Stated task:
Leave out the pictures; transcribe all else exactly.

Data lines:
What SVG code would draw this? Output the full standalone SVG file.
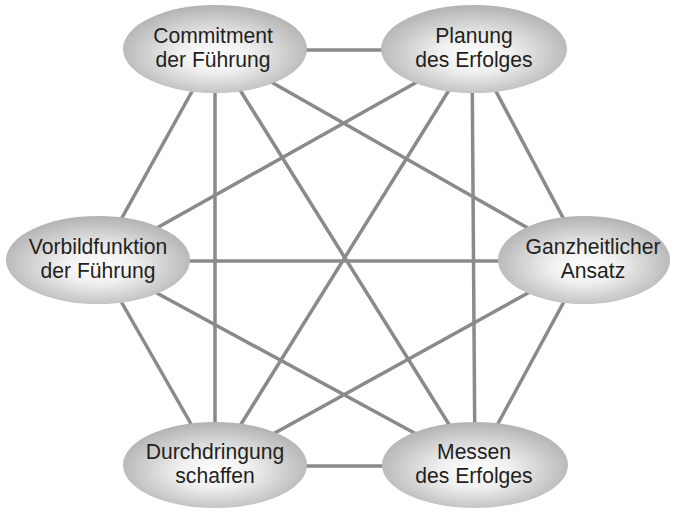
<svg xmlns="http://www.w3.org/2000/svg" width="674" height="512" viewBox="0 0 674 512">
<defs>
<radialGradient id="g" cx="50%" cy="55%" r="55%" fx="50%" fy="58%">
<stop offset="0" stop-color="#ffffff"/>
<stop offset="0.35" stop-color="#f0f0f0"/>
<stop offset="1" stop-color="#b2b2b2"/>
</radialGradient>
<style>
.e{fill:url(#g);stroke:none}
.t{font-family:"Liberation Sans",Arial,sans-serif;font-size:22px;fill:#231f20;text-anchor:middle}
.c line{stroke:#8a8a8c;stroke-width:3.5}
</style>
</defs>
<rect width="674" height="512" fill="#ffffff"/>
<g id="connectors" class="c">
<line x1="215" y1="50" x2="474" y2="50"/>
<line x1="215" y1="50" x2="98" y2="261"/>
<line x1="215" y1="50" x2="586" y2="261"/>
<line x1="215" y1="50" x2="215" y2="466"/>
<line x1="215" y1="50" x2="475" y2="466"/>
<line x1="474" y1="50" x2="98" y2="261"/>
<line x1="474" y1="50" x2="586" y2="261"/>
<line x1="474" y1="50" x2="215" y2="466"/>
<line x1="472" y1="50" x2="475" y2="466"/>
<line x1="98" y1="261" x2="586" y2="261"/>
<line x1="98" y1="261" x2="215" y2="466"/>
<line x1="98" y1="261" x2="475" y2="466"/>
<line x1="586" y1="261" x2="215" y2="466"/>
<line x1="586" y1="261" x2="475" y2="466"/>
<line x1="215" y1="466" x2="475" y2="466"/>
</g>
<g id="commitment">
<ellipse class="e" cx="215" cy="49" rx="92" ry="44"/>
<g transform="translate(213,0) scale(0.96,1)"><text class="t" x="0" y="43">Commitment</text><text class="t" x="0" y="67">der Führung</text></g>
</g>
<g id="planung">
<ellipse class="e" cx="474" cy="49" rx="93" ry="44"/>
<g transform="translate(474,0) scale(0.96,1)"><text class="t" x="0" y="43">Planung</text><text class="t" x="0" y="67">des Erfolges</text></g>
</g>
<g id="vorbild">
<ellipse class="e" cx="98" cy="260" rx="92" ry="44"/>
<g transform="translate(98,0) scale(0.96,1)"><text class="t" x="0" y="254">Vorbildfunktion</text><text class="t" x="0" y="278">der Führung</text></g>
</g>
<g id="ganzheitlich">
<ellipse class="e" cx="584" cy="260" rx="86" ry="44"/>
<g transform="translate(593,0) scale(0.96,1)"><text class="t" x="0" y="254">Ganzheitlicher</text><text class="t" x="0" y="278">Ansatz</text></g>
</g>
<g id="durchdringung">
<ellipse class="e" cx="215" cy="465" rx="92" ry="43"/>
<g transform="translate(215,0) scale(0.96,1)"><text class="t" x="0" y="459">Durchdringung</text><text class="t" x="0" y="483">schaffen</text></g>
</g>
<g id="messen">
<ellipse class="e" cx="475" cy="465" rx="93" ry="43"/>
<g transform="translate(474,0) scale(0.96,1)"><text class="t" x="0" y="459">Messen</text><text class="t" x="0" y="483">des Erfolges</text></g>
</g>
</svg>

Task answer:
What SVG code would draw this? Output the full standalone SVG file.
<svg xmlns="http://www.w3.org/2000/svg" width="674" height="512" viewBox="0 0 674 512">
<defs>
<radialGradient id="g" cx="50%" cy="55%" r="55%" fx="50%" fy="58%">
<stop offset="0" stop-color="#ffffff"/>
<stop offset="0.35" stop-color="#f0f0f0"/>
<stop offset="1" stop-color="#b2b2b2"/>
</radialGradient>
<style>
.e{fill:url(#g);stroke:none}
.t{font-family:"Liberation Sans",Arial,sans-serif;font-size:22px;fill:#231f20;text-anchor:middle}
.c line{stroke:#8a8a8c;stroke-width:3.5}
</style>
</defs>
<rect width="674" height="512" fill="#ffffff"/>
<g id="connectors" class="c">
<line x1="215" y1="50" x2="474" y2="50"/>
<line x1="215" y1="50" x2="98" y2="261"/>
<line x1="215" y1="50" x2="586" y2="261"/>
<line x1="215" y1="50" x2="215" y2="466"/>
<line x1="215" y1="50" x2="475" y2="466"/>
<line x1="474" y1="50" x2="98" y2="261"/>
<line x1="474" y1="50" x2="586" y2="261"/>
<line x1="474" y1="50" x2="215" y2="466"/>
<line x1="472" y1="50" x2="475" y2="466"/>
<line x1="98" y1="261" x2="586" y2="261"/>
<line x1="98" y1="261" x2="215" y2="466"/>
<line x1="98" y1="261" x2="475" y2="466"/>
<line x1="586" y1="261" x2="215" y2="466"/>
<line x1="586" y1="261" x2="475" y2="466"/>
<line x1="215" y1="466" x2="475" y2="466"/>
</g>
<g id="commitment">
<ellipse class="e" cx="215" cy="49" rx="92" ry="44"/>
<g transform="translate(213,0) scale(0.96,1)"><text class="t" x="0" y="43">Commitment</text><text class="t" x="0" y="67">der Führung</text></g>
</g>
<g id="planung">
<ellipse class="e" cx="474" cy="49" rx="93" ry="44"/>
<g transform="translate(474,0) scale(0.96,1)"><text class="t" x="0" y="43">Planung</text><text class="t" x="0" y="67">des Erfolges</text></g>
</g>
<g id="vorbild">
<ellipse class="e" cx="98" cy="260" rx="92" ry="44"/>
<g transform="translate(98,0) scale(0.96,1)"><text class="t" x="0" y="254">Vorbildfunktion</text><text class="t" x="0" y="278">der Führung</text></g>
</g>
<g id="ganzheitlich">
<ellipse class="e" cx="584" cy="260" rx="86" ry="44"/>
<g transform="translate(593,0) scale(0.96,1)"><text class="t" x="0" y="254">Ganzheitlicher</text><text class="t" x="0" y="278">Ansatz</text></g>
</g>
<g id="durchdringung">
<ellipse class="e" cx="215" cy="465" rx="92" ry="43"/>
<g transform="translate(215,0) scale(0.96,1)"><text class="t" x="0" y="459">Durchdringung</text><text class="t" x="0" y="483">schaffen</text></g>
</g>
<g id="messen">
<ellipse class="e" cx="475" cy="465" rx="93" ry="43"/>
<g transform="translate(474,0) scale(0.96,1)"><text class="t" x="0" y="459">Messen</text><text class="t" x="0" y="483">des Erfolges</text></g>
</g>
</svg>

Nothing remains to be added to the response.